A robust analytics engine can stratify risk and identify cost drivers to produce insights on the unique risk factors within an employee population. However, big data is everywhere and companies offering data analysis are getting to be as commonplace as Starbucks locations. How can benefits teams like yours filter out the noise to find what truly counts as robust? Look for an analytics engine that’s clicking on these four cylinders:

1. Connected. The analytics vendor that can house all of your healthcare-related data in a single, secure warehouse that down traditional silos — medical claims, prescription claims, biometrics, plan data and expenses, wellness programs and eligibility — is one that’s a keeper. This is the only way for benefits teams to take a clear, birds-eye view of how your specific health plans are performing according to cost and clinical trends.

2. Automated. If a potential data partner doesn’t help you get rid of spreadsheets, keep looking. Today’s leading-edge technology combines supervised and unsupervised machine learning algorithms that can automatically generate reports. This level of automation can highlight areas of concern, provide an accurate assessment of plan performance, and enhance the ability to manage plans more responsively.

3. Predictive. Don’t make next year’s decisions with last year’s data. When evaluating vendors, probe about whether their analytics engine can “see around corners,” so to speak: Ask if the technology is both advanced and granular enough to identify future risk, cash flows, clinical risk, disease progression and more. This will allow your team to improve your understanding of what has happened, and how to predict important future trends.
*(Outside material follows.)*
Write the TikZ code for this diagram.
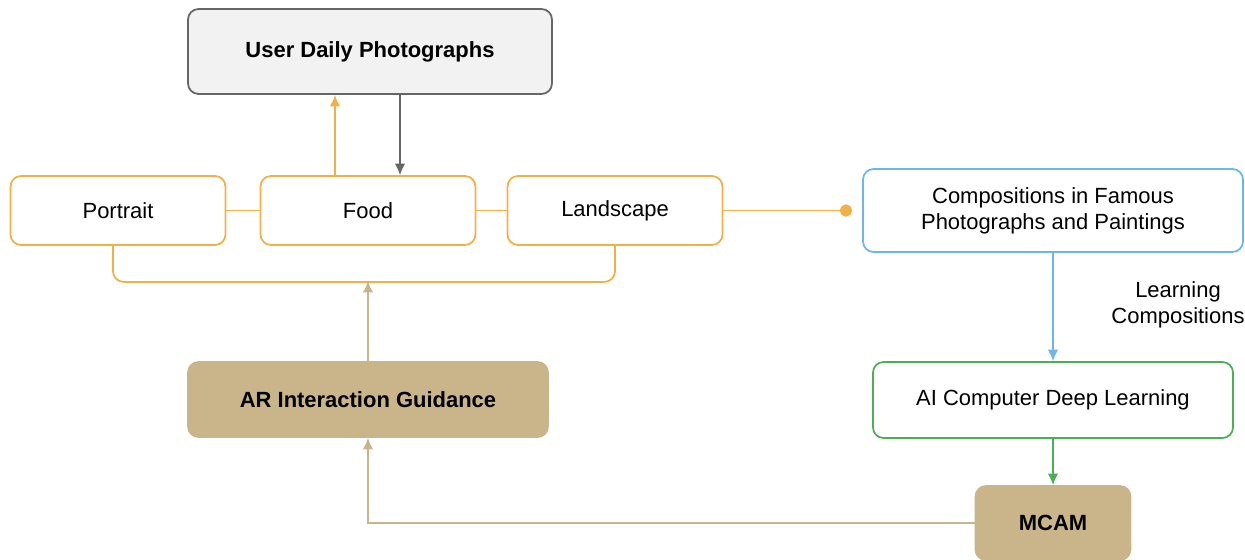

4. Prescriptive. At a recent HR technology conference, Scott Pitasky, EVP and Chief Partner Resources Officer at Starbucks, told the audience, “We’re all trying to find the needle in the haystack. Technology is showing us there are a lot of haystacks out there.” True, and finding prescriptive analysis is the needle. There are very few companies that do this at all — let alone well. However, make sure your call for proposal asks about prescriptive capabilities because it can be a game changer for your organization’s benefits strategy. Prescriptive analysis allows for plan designs recommendations that are tailored to the specific healthcare needs of your employee population, taking into account future predictions about population health and financial shifts to contain costs and maintain quality of care and benefit levels.

Elevating your data analytics capabilities this way won’t only benefit your team’s decision-making or your organization’s bottom line. It also can arm you with information to help communicate with employees about how to make more informed benefits selections according to their specific life stage, health knowledge, medical spending, and other factors. It’s easy to present someone with the lowest-cost plan; it’s more difficult, but ultimately more valuable, to give someone personalized information about what plan might be right for them, based on their needs and habits. Technology can be the differentiator.